Bovine pulmonary arterial endothelial cells (BPAEC) were grown on permeable polycarbonate membrane filters suspended between two compartments representing the blood vessel lumen and the interstitium. This in vitro model of an endothelium was subjected to a battery of tests to unravel the mechanisms of zinc transport from the blood into peripheral tissues. Transport of 65Zn across BPAEC from media containing zinc concentrations up to 50 mumol/L exhibited both saturable and nonsaturable kinetics. Vmax of the saturable component was 246 +/- 43 pmol/(h x cm2) and Km was 2.3 +/- 1.3 mumol/L. Transport was pH and temperature sensitive and substantially influenced by albumin and histidine concentrations, but not influenced by analogous minerals or metabolic inhibitors. Inhibition of coated vesicle formation by depletion of intracellular potassium reduced 65Zn transport. Albumin carrying a zinc ion crossed the endothelium more rapidly than zinc-free albumin.

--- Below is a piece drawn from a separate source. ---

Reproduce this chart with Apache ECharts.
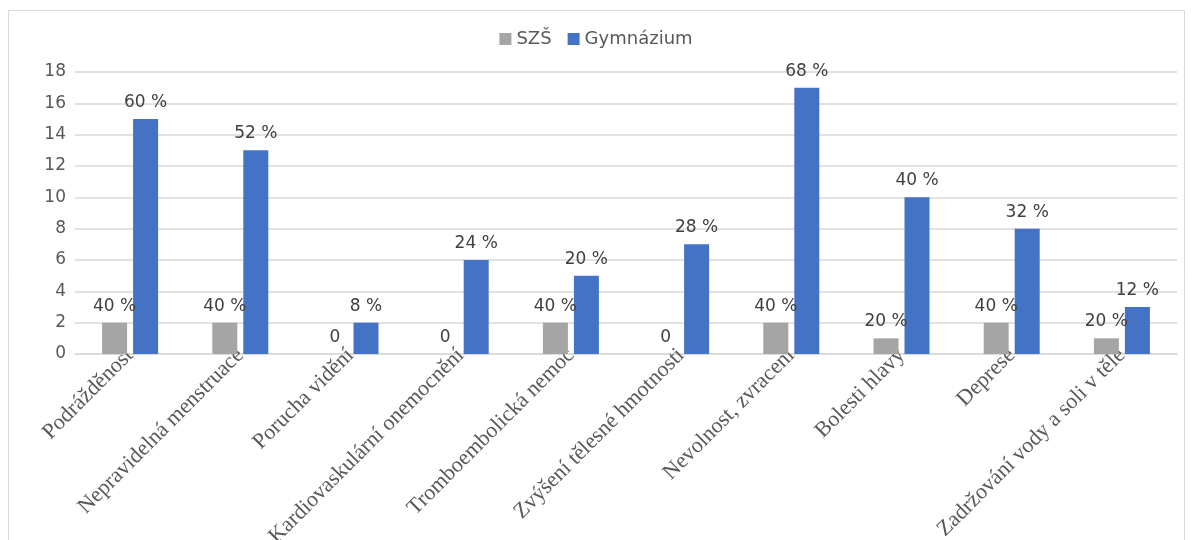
<!DOCTYPE html>
<html lang="cs">

<head>
    <meta charset="UTF-8">
    <title>Nežádoucí účinky</title>
    <script src="https://cdn.jsdelivr.net/npm/echarts@6/dist/echarts.min.js"></script>
    <style>
        html, body { margin: 0; padding: 0; background: #fff; }
        #graf { width: 1192px; height: 540px; }
    </style>
</head>

<body>
    <div id="graf"></div>
    <script>
        const kategorie = ['Podrážděnost', 'Nepravidelná menstruace', 'Porucha vidění', 'Kardiovaskulární onemocnění',
            'Tromboembolická nemoc', 'Zvýšení tělesné hmotnosti', 'Nevolnost, zvracení', 'Bolesti hlavy',
            'Deprese', 'Zadržování vody a soli v těle'];
        const szs = [2, 2, 0, 0, 2, 0, 2, 1, 2, 1];
        const gym = [15, 13, 2, 6, 5, 7, 17, 10, 8, 3];
        const szsPopisky = ['40 %', '40 %', '0', '0', '40 %', '0', '40 %', '20 %', '40 %', '20 %'];
        const gymPopisky = ['60 %', '52 %', '8 %', '24 %', '20 %', '28 %', '68 %', '40 %', '32 %', '12 %'];

        let graf = echarts.init(document.getElementById('graf'));

        let popisek = function (texty) {
            return {
                show: true,
                position: 'top',
                distance: 8,
                color: '#404040',
                fontSize: 17,
                fontFamily: 'DejaVu Sans',
                formatter: function (p) { return texty[p.dataIndex]; }
            };
        };

        let options = {
            animation: false,
            graphic: [{
                type: 'rect',
                shape: { x: 8.5, y: 10.5, width: 1176, height: 560 },
                style: { fill: 'none', stroke: '#d9d9d9', lineWidth: 1 },
                silent: true
            }],
            legend: {
                top: 25,
                left: 'center',
                itemWidth: 12,
                itemHeight: 12,
                itemGap: 16,
                icon: 'rect',
                textStyle: { color: '#595959', fontSize: 18, fontFamily: 'DejaVu Sans' },
                data: ['SZŠ', 'Gymnázium']
            },
            grid: { left: 75, right: 15, top: 72, bottom: 186, containLabel: false, outerBoundsMode: 'none' },
            xAxis: {
                type: 'category',
                data: kategorie,
                axisTick: { show: false },
                axisLine: { lineStyle: { color: '#d9d9d9', width: 1.5 } },
                axisLabel: {
                    rotate: 45,
                    interval: 0,
                    margin: -2,
                    color: '#595959',
                    fontSize: 22,
                    fontFamily: 'Liberation Serif'
                }
            },
            yAxis: {
                type: 'value',
                min: 0,
                max: 18,
                interval: 2,
                axisLine: { show: false },
                axisTick: { show: false },
                splitLine: { lineStyle: { color: '#d9d9d9', width: 1.5 } },
                axisLabel: { color: '#595959', fontSize: 17, fontFamily: 'DejaVu Sans', margin: 9 }
            },
            series: [
                {
                    name: 'SZŠ',
                    type: 'bar',
                    data: szs,
                    barWidth: 25,
                    barGap: '24%',
                    itemStyle: { color: '#a5a5a5' },
                    label: popisek(szsPopisky)
                },
                {
                    name: 'Gymnázium',
                    type: 'bar',
                    data: gym,
                    barWidth: 25,
                    itemStyle: { color: '#4472c4' },
                    label: popisek(gymPopisky)
                }
            ]
        };
        graf.setOption(options);
    </script>
</body>

</html>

When evaluated together, this body of evidence supports the existence of two major pathways of zinc transport across the pulmonary endothelium, but neither involves entry into the endothelial cells. One pathway involves receptor-mediated cotransport with albumin by transcytotic vesicles. The other is nonsaturable and involves cotransport with albumin and low molecular weight ligands, principally histidine, through intercellular junctions and nonselective, bulk-fluid transcytosis.